Hashem Himself taught the same lesson. Immediately after sending angels to tell Avraham and Sarah that they will have a son within a year, He praised Avraham by saying:
יְצַוֶּה אֶת בָּנָיו וְאֶת בֵּיתוֹ אַחֲרָיו וְשָׁמְרוּ דֶּרֶךְ יְהֹוָה לַעֲשׂוֹת צְדָקָה וּמִשְׁפָּט לְמַעַן הָבִיא יְהֹוָה עַל אַבְרָהָם אֵת אֲשֶׁר דִּבֶּר עָלָיו. (בראשית יח:יט)
he will command his children and his household after him, that they may keep the way of Hashem, to do righteousness and justice (Bereishit 18:19)
The message is clear. Avraham will establish a nation not just by fathering a child, but by imbuing his descendants with values such as righteousness and truth.
In one of his addresses to the Mizrachi leadership, Rav Soloveitchik (20th century America) applies the message of Rashi’s midrash to our contemporary challenge. Then, as now, there were cynics who did not believe that Avraham could father a child, and nor would he be able to transmit his values and mission to the next generation. Then, as now, the cynics were proved wrong.
“People laughed at the event. They did not believe that Yitzhak would inherit Avraham. That he, a young lad of the new generation, would continue to carry Avraham's visions and laws, and that he also would engage in building altars and calling on the name of God. They laughed at Avraham's dreams that his son would give his life for Torah and fight for the sanctity of Avraham's house.
The scoffers said “Sarah conceived from Avimelech”. Others claimed, “They bought themselves a foundling from the marketplace”. it is impossible to pass on Avraham’s outlook, the mitzvot of Avraham, his statutes and laws,to the modern generation, to young Yitzhak who fights with a rifle, works in laboratories and thinks in modern categories of thought.

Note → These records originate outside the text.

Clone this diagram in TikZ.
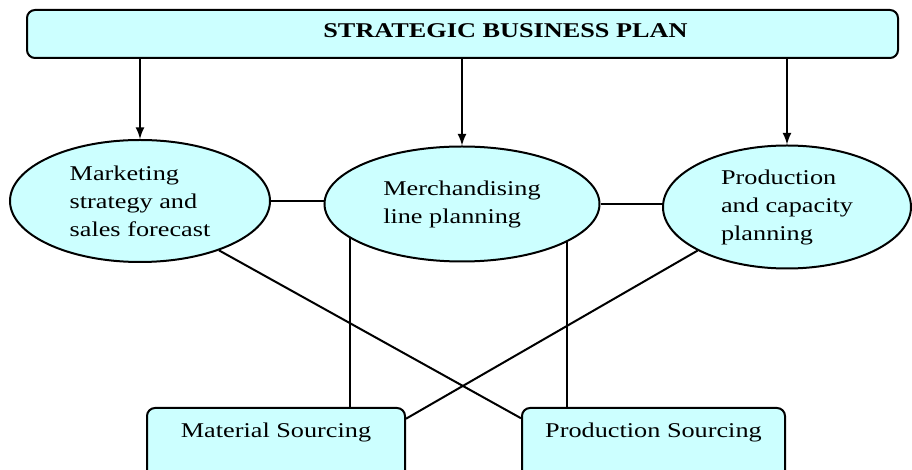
\documentclass[tikz,border=0pt]{standalone}
\usepackage{fontspec}
\setmainfont[FakeStretch=1.25]{Liberation Serif}
\usetikzlibrary{arrows.meta, shapes}

\definecolor{planfill}{HTML}{CCFFFF}

\begin{document}
\begin{tikzpicture}[x=0.5pt, y=-0.5pt, line width=1pt]

		\tikzstyle{plan}=[rectangle, rounded corners=4pt, fill=planfill, draw, font=\fontsize{10.5}{13}\selectfont\bfseries, minimum width=435.5pt, minimum height=24pt, text depth=3pt]
		\tikzstyle{area}=[ellipse, fill=planfill, draw, align=left, inner sep=0pt, font=\fontsize{10.5}{14}\selectfont]
		\tikzstyle{sourcing}=[rectangle, rounded corners=4pt, fill=planfill, draw, font=\fontsize{10.5}{13}\selectfont, minimum width=129pt, minimum height=36pt, text depth=14pt]

		\clip (0,0) rectangle (912,470);

		\node[plan] (sbp) at (462.5,34) {\hspace*{43pt}STRATEGIC BUSINESS PLAN};

		\node[area, minimum width=130pt, minimum height=61pt] (mkt) at (140,201) {Marketing\\strategy and\\sales forecast};
		\node[area, minimum width=137.5pt, minimum height=57.5pt] (merch) at (462,204) {Merchandising\\line planning};
		\node[area, minimum width=124pt, minimum height=61.5pt] (prod) at (787,207) {Production\\and capacity\\planning};

		\node[sourcing] (mat) at (276,444) {Material Sourcing};
		\node[sourcing, minimum width=131.5pt] (prodsrc) at (653.5,444) {Production Sourcing};

		% plan down to the three planning areas
		\draw[-latex] (mkt.north |- sbp.south) -- (mkt.north);
		\draw[-latex] (merch.north |- sbp.south) -- (merch.north);
		\draw[-latex] (prod.north |- sbp.south) -- (prod.north);

		% links between the areas
		\draw (mkt.east) -- (merch.west |- mkt.east);
		\draw (merch.east) -- (prod.west |- merch.east);

		% links to sourcing
		\draw (merch.197) -- (merch.197 |- mat.north);
		\draw (merch.340) -- (merch.340 |- prodsrc.north);
		\draw (mkt.328) -- (prodsrc.169);
		\draw (prod.206) -- (mat.11);
\end{tikzpicture}
\end{document}
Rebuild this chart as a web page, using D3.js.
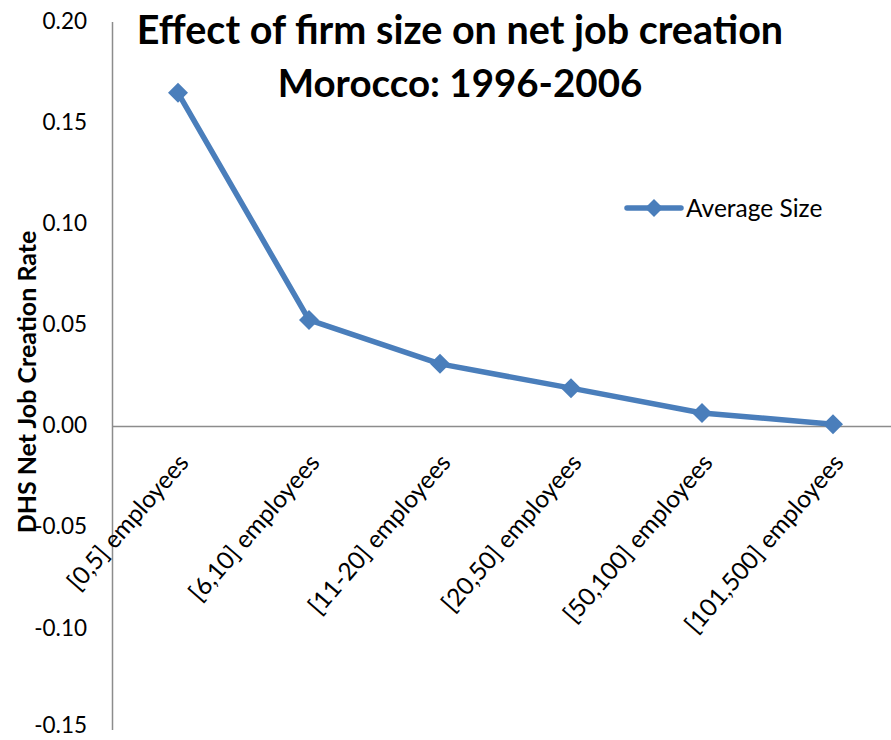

When Avraham dies, people said, his entire philosophy will perish, his altars will be dismantled, his Shulchan Aruch will be eaten by moths and all trace of his life will vanish. . .
Years passed by and those who will wont to laugh at Yitzhak and the hopes that Avraham pinned on him, suddenly began to query and ask: Is Yitzhak really sincere in his efforts to resuscitate Avraham’s work? What is going on? They rubbed their eyes. Yitzhak was indeed continuing with Avraham’s enterprises. He was fighting for the same ideals, doing the same things that his father had done, the same Gemara the same Shulchan Aruch, the same Shabbat and the same laws of divorce. Who could have foreseen that the young, modern Yitzhak would . . . demand a kosher kitchen and fight for religious education and the like! Who would have guessed that he would speak with the same language that old Avraham spoke, as the author of the Shulchan Aruch, as the Rema, as the Gaon of Vilna, as Rav Chaim of Voloshin?”
(“The Rav Speaks” - Five Droshot p. 1089)
Avraham was indeed the father of Yitzchak. He did indeed raise Yitzchak to be a true son of Avraham. May our generation continue to be blessed with success as we face the same challenge.